Begin COLLECTED MATERIAL

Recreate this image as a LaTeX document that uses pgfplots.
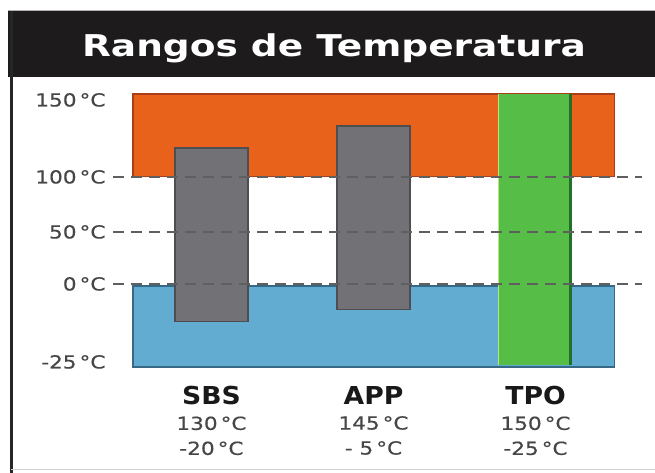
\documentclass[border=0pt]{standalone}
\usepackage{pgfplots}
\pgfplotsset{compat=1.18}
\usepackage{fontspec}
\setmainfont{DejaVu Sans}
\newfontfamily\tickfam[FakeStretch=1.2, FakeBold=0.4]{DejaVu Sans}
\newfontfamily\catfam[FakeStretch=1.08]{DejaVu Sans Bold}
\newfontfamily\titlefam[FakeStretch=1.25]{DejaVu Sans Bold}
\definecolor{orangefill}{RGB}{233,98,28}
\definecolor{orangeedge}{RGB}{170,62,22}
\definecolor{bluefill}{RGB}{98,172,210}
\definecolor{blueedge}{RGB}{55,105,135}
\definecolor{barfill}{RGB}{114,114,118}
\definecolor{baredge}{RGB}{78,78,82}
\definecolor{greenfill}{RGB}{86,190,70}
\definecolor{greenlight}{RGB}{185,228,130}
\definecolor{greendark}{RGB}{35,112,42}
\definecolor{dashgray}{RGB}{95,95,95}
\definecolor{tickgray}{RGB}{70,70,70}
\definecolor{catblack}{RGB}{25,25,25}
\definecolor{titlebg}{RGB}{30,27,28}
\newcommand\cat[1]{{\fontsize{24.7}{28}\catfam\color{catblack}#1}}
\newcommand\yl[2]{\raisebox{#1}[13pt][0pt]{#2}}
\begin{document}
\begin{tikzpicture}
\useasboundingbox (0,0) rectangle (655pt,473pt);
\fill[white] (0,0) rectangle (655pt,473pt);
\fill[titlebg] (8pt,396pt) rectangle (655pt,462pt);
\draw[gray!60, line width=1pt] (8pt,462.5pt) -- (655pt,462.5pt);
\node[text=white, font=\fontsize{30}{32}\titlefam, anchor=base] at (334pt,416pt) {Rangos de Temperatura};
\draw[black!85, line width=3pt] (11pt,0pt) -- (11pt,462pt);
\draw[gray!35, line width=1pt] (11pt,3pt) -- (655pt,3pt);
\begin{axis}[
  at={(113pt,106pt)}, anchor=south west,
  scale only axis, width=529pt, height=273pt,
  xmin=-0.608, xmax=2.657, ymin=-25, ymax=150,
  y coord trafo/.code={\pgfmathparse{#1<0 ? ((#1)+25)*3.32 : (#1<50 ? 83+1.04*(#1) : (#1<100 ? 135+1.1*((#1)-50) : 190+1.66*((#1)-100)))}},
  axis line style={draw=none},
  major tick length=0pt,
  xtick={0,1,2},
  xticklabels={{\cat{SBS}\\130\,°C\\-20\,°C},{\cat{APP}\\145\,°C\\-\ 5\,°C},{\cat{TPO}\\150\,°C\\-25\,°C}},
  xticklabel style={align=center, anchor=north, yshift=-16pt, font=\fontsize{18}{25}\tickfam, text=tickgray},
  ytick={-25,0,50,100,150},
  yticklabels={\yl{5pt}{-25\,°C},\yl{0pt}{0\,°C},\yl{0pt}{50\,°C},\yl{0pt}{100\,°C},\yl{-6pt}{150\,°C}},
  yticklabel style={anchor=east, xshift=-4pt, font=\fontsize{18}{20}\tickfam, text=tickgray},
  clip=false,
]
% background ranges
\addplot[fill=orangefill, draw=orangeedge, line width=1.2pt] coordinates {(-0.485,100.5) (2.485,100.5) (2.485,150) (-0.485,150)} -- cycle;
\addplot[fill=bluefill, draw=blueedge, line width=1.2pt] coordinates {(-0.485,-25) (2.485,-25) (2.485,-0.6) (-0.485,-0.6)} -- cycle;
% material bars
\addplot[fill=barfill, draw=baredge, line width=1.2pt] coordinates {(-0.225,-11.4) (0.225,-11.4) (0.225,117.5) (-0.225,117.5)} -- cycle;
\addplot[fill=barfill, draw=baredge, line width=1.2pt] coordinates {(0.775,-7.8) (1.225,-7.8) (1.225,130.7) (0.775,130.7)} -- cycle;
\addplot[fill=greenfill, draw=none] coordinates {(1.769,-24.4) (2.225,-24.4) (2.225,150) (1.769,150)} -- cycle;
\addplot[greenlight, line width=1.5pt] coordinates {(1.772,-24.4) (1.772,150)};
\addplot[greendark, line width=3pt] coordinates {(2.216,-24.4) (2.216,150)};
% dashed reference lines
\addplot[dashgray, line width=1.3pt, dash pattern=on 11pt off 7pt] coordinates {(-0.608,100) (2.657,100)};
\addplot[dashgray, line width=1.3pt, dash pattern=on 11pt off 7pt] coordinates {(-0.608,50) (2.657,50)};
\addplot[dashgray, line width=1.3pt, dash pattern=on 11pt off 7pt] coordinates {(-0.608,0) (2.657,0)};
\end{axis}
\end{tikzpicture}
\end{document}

End COLLECTED MATERIAL

WHAT YOU NEED TO DO: Copy the listing word for word, excluding its pictures.

THE REPLY:
Recreate this image as a LaTeX document that uses pgfplots.
\documentclass[border=0pt]{standalone}
\usepackage{pgfplots}
\pgfplotsset{compat=1.18}
\usepackage{fontspec}
\setmainfont{DejaVu Sans}
\newfontfamily\tickfam[FakeStretch=1.2, FakeBold=0.4]{DejaVu Sans}
\newfontfamily\catfam[FakeStretch=1.08]{DejaVu Sans Bold}
\newfontfamily\titlefam[FakeStretch=1.25]{DejaVu Sans Bold}
\definecolor{orangefill}{RGB}{233,98,28}
\definecolor{orangeedge}{RGB}{170,62,22}
\definecolor{bluefill}{RGB}{98,172,210}
\definecolor{blueedge}{RGB}{55,105,135}
\definecolor{barfill}{RGB}{114,114,118}
\definecolor{baredge}{RGB}{78,78,82}
\definecolor{greenfill}{RGB}{86,190,70}
\definecolor{greenlight}{RGB}{185,228,130}
\definecolor{greendark}{RGB}{35,112,42}
\definecolor{dashgray}{RGB}{95,95,95}
\definecolor{tickgray}{RGB}{70,70,70}
\definecolor{catblack}{RGB}{25,25,25}
\definecolor{titlebg}{RGB}{30,27,28}
\newcommand\cat[1]{{\fontsize{24.7}{28}\catfam\color{catblack}#1}}
\newcommand\yl[2]{\raisebox{#1}[13pt][0pt]{#2}}
\begin{document}
\begin{tikzpicture}
\useasboundingbox (0,0) rectangle (655pt,473pt);
\fill[white] (0,0) rectangle (655pt,473pt);
\fill[titlebg] (8pt,396pt) rectangle (655pt,462pt);
\draw[gray!60, line width=1pt] (8pt,462.5pt) -- (655pt,462.5pt);
\node[text=white, font=\fontsize{30}{32}\titlefam, anchor=base] at (334pt,416pt) {Rangos de Temperatura};
\draw[black!85, line width=3pt] (11pt,0pt) -- (11pt,462pt);
\draw[gray!35, line width=1pt] (11pt,3pt) -- (655pt,3pt);
\begin{axis}[
  at={(113pt,106pt)}, anchor=south west,
  scale only axis, width=529pt, height=273pt,
  xmin=-0.608, xmax=2.657, ymin=-25, ymax=150,
  y coord trafo/.code={\pgfmathparse{#1<0 ? ((#1)+25)*3.32 : (#1<50 ? 83+1.04*(#1) : (#1<100 ? 135+1.1*((#1)-50) : 190+1.66*((#1)-100)))}},
  axis line style={draw=none},
  major tick length=0pt,
  xtick={0,1,2},
  xticklabels={{\cat{SBS}\\130\,°C\\-20\,°C},{\cat{APP}\\145\,°C\\-\ 5\,°C},{\cat{TPO}\\150\,°C\\-25\,°C}},
  xticklabel style={align=center, anchor=north, yshift=-16pt, font=\fontsize{18}{25}\tickfam, text=tickgray},
  ytick={-25,0,50,100,150},
  yticklabels={\yl{5pt}{-25\,°C},\yl{0pt}{0\,°C},\yl{0pt}{50\,°C},\yl{0pt}{100\,°C},\yl{-6pt}{150\,°C}},
  yticklabel style={anchor=east, xshift=-4pt, font=\fontsize{18}{20}\tickfam, text=tickgray},
  clip=false,
]
% background ranges
\addplot[fill=orangefill, draw=orangeedge, line width=1.2pt] coordinates {(-0.485,100.5) (2.485,100.5) (2.485,150) (-0.485,150)} -- cycle;
\addplot[fill=bluefill, draw=blueedge, line width=1.2pt] coordinates {(-0.485,-25) (2.485,-25) (2.485,-0.6) (-0.485,-0.6)} -- cycle;
% material bars
\addplot[fill=barfill, draw=baredge, line width=1.2pt] coordinates {(-0.225,-11.4) (0.225,-11.4) (0.225,117.5) (-0.225,117.5)} -- cycle;
\addplot[fill=barfill, draw=baredge, line width=1.2pt] coordinates {(0.775,-7.8) (1.225,-7.8) (1.225,130.7) (0.775,130.7)} -- cycle;
\addplot[fill=greenfill, draw=none] coordinates {(1.769,-24.4) (2.225,-24.4) (2.225,150) (1.769,150)} -- cycle;
\addplot[greenlight, line width=1.5pt] coordinates {(1.772,-24.4) (1.772,150)};
\addplot[greendark, line width=3pt] coordinates {(2.216,-24.4) (2.216,150)};
% dashed reference lines
\addplot[dashgray, line width=1.3pt, dash pattern=on 11pt off 7pt] coordinates {(-0.608,100) (2.657,100)};
\addplot[dashgray, line width=1.3pt, dash pattern=on 11pt off 7pt] coordinates {(-0.608,50) (2.657,50)};
\addplot[dashgray, line width=1.3pt, dash pattern=on 11pt off 7pt] coordinates {(-0.608,0) (2.657,0)};
\end{axis}
\end{tikzpicture}
\end{document}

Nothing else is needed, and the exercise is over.